При этом он не отрывает глаз от бумажки. В зал не глядит. Не считает нужным даже сделать вид, что пытается разглядеть, не поднялась ли там, в зале, хоть одна рука проголосовавшего против или воздержавшегося.

О чем думают, чего хотят, согласны или не согласны с ним люди, сидящие в зале, идеолога не интересует. Совершается некий ритуал, и не может быть никаких сомнений в том, что священный ритуал этот ни единым жестом, ни даже случайным каким-нибудь вздохом не будет нарушен.
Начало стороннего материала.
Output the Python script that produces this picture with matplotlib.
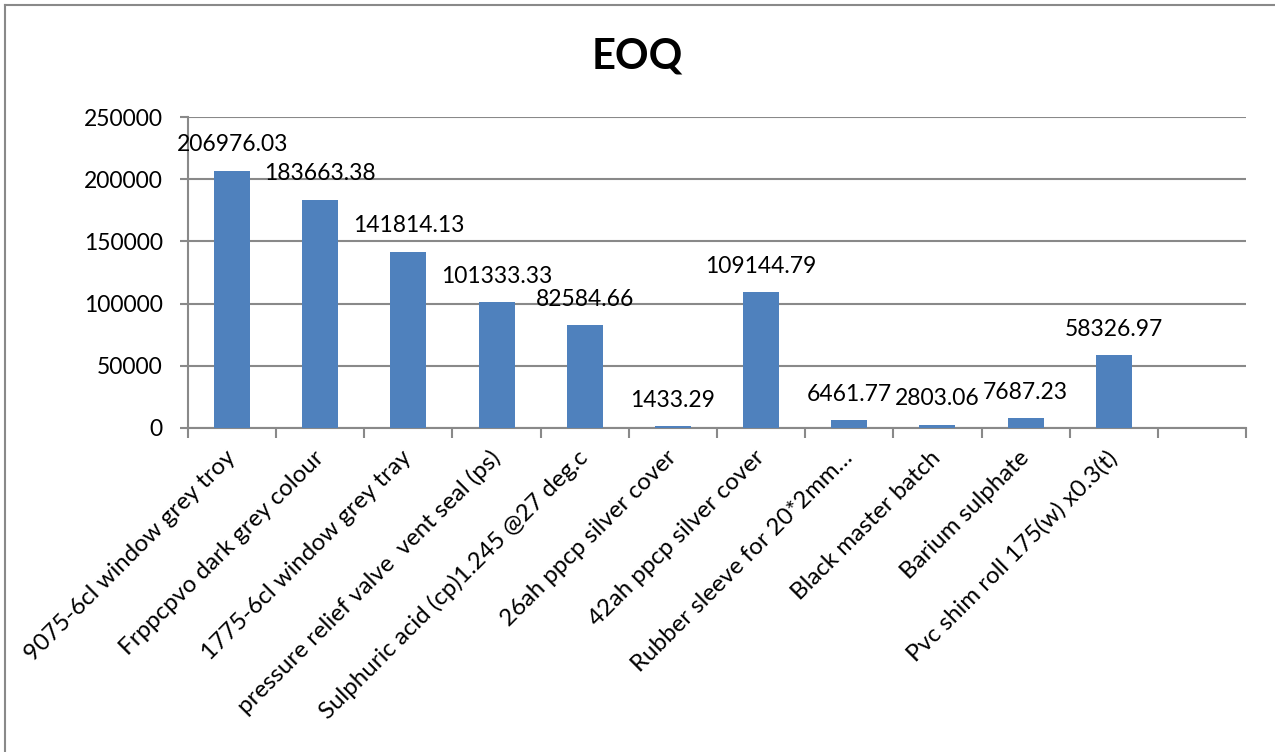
import matplotlib
matplotlib.use('Agg')
import matplotlib.pyplot as plt
from matplotlib.lines import Line2D

plt.rcParams['font.family'] = ['Lato', 'DejaVu Sans']

items = ['9075-6cl window grey troy', 'Frppcpvo dark grey colour',
         '1775-6cl window grey tray', 'pressure relief valve  vent seal (ps)',
         'Sulphuric acid (cp)1.245 @27 deg.c', '26ah ppcp silver cover',
         '42ah ppcp silver cover', 'Rubber sleeve for 20*2mm\u2026',
         'Black master batch', 'Barium sulphate', 'Pvc shim roll 175(w) x0.3(t)']
eoq = [206976.03, 183663.38, 141814.13, 101333.33, 82584.66, 1433.29,
       109144.79, 6461.77, 2803.06, 7687.23, 58326.97]
yticks = [0, 50000, 100000, 150000, 200000, 250000]

grey = '#898989'
fig = plt.figure(figsize=(12.75, 7.52), dpi=100)
ax = fig.add_axes([188 / 1275, 1 - 428 / 752, 1058 / 1275, 311 / 752])

x = list(range(len(items)))
ax.bar(x, eoq, width=0.41, color='#4F81BD', zorder=3)
for xi, v in zip(x, eoq):
    ax.annotate(f'{v:.2f}', (xi, v), xytext=(0, 18.5), textcoords='offset points',
                ha='center', va='center', fontsize=16.5, color='black')

ax.set_xlim(-0.5, 11.5)
ax.set_ylim(0, 250000)
ax.set_yticks(yticks)
ax.set_yticklabels([str(t) for t in yticks], fontsize=16.5)
ax.yaxis.grid(True, color=grey, linewidth=1.5, zorder=0)
ax.tick_params(axis='y', length=6, width=1.5, color=grey, pad=12)

ax.set_xticks(x)
ax.set_xticklabels(items, rotation=45, ha='right', va='center',
                   rotation_mode='anchor', fontsize=17.3)
ax.tick_params(axis='x', length=0, pad=19)
ax.set_xticks([i - 0.5 for i in range(13)], minor=True)
ax.tick_params(axis='x', which='minor', length=7, width=1.5, color=grey)

for s in ['top', 'right']:
    ax.spines[s].set_visible(False)
for s in ['left', 'bottom']:
    ax.spines[s].set_color(grey)
    ax.spines[s].set_linewidth(1.5)

fig.text(637 / 1275, 1 - 57 / 752, 'EOQ', ha='center', va='center',
         fontsize=30, fontweight='bold')

# chart area border (left and top only visible)
fig.add_artist(Line2D([5 / 1275, 5 / 1275], [0, 1 - 5 / 752], color=grey,
                      linewidth=1.5, transform=fig.transFigure))
fig.add_artist(Line2D([5 / 1275, 1], [1 - 5 / 752, 1 - 5 / 752], color=grey,
                      linewidth=1.5, transform=fig.transFigure))

fig.savefig('out.png', dpi=100)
Человек с аккордеоном на сцене гигантского кинозала в Лужниках совершал такой же ритуал. С тем, правда, немалым различием, что Суслову и в самом деле незачем было глядеть в зал, чтобы произнести это свое: «Единогласно». Он точно знал, что никакой осечки тут не может быть. И не будет. Все, как один, проголосуют «за». Куда денутся!
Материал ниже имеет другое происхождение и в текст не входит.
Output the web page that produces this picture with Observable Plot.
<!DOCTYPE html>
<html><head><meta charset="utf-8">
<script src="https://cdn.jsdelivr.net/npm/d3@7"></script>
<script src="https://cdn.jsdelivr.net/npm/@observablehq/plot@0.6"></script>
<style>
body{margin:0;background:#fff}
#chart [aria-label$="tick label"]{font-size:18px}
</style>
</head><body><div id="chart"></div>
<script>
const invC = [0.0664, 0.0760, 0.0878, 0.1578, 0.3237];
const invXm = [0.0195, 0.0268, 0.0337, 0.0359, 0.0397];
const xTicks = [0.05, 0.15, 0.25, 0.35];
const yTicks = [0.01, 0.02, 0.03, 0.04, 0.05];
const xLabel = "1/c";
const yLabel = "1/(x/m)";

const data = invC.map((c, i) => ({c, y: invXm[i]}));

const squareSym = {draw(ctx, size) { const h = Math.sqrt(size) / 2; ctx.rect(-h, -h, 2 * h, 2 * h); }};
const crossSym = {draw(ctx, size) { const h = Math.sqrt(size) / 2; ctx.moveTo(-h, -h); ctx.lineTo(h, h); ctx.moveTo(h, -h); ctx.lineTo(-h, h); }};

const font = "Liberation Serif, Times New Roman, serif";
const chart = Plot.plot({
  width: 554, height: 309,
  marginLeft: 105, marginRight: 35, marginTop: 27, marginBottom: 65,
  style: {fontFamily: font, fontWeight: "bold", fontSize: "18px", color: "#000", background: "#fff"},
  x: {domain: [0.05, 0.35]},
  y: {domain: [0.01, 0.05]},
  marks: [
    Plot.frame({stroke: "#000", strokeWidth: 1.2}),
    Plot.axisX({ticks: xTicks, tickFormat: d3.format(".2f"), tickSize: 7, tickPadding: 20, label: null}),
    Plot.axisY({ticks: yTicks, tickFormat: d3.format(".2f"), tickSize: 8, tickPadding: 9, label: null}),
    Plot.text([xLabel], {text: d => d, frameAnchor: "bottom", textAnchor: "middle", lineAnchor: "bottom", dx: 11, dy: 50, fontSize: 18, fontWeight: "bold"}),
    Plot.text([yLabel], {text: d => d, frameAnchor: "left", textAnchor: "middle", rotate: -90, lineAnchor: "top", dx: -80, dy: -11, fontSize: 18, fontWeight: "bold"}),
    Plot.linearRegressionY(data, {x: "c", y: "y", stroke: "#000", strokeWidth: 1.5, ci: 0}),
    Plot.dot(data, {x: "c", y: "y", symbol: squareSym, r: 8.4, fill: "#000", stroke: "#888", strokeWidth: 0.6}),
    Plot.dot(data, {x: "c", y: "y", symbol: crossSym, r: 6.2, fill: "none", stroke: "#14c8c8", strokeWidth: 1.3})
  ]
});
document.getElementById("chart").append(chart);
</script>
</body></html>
А тут ситуация была совсем другая. Тут была — сплошная осечка. Тут от голосования воздержался не какой-нибудь там одинокий смельчак, а весь зал. И воздержался самым наглядным, самым убедительным образом.

Мальчишки щипали девочек. Девчонки взвизгивали, шлепали мальчишек по рукам, увертывались. Кто-то норовил выстрелить в сидящего впереди жеваной бумагой. Кто-то перебрасывался записками…

«Не поют! — с восторгом думал я об этой беснующейся, живущей своей жизнью ребятне. — Хоть стреляй, не хотят больше петь эту казенную муть. И ничего они уже с ними не сделают!»

Сформулировав это таким образом, я вдруг понял, что присутствую при событии не просто знаменательном, а в своем роде символическом. Этот певец на сцене и этот не замечающий его битком набитый зал — да ведь это же символ всей нашей жизни, всего нашего разладившегося, давно уже вхолостую работающего государственного механизма.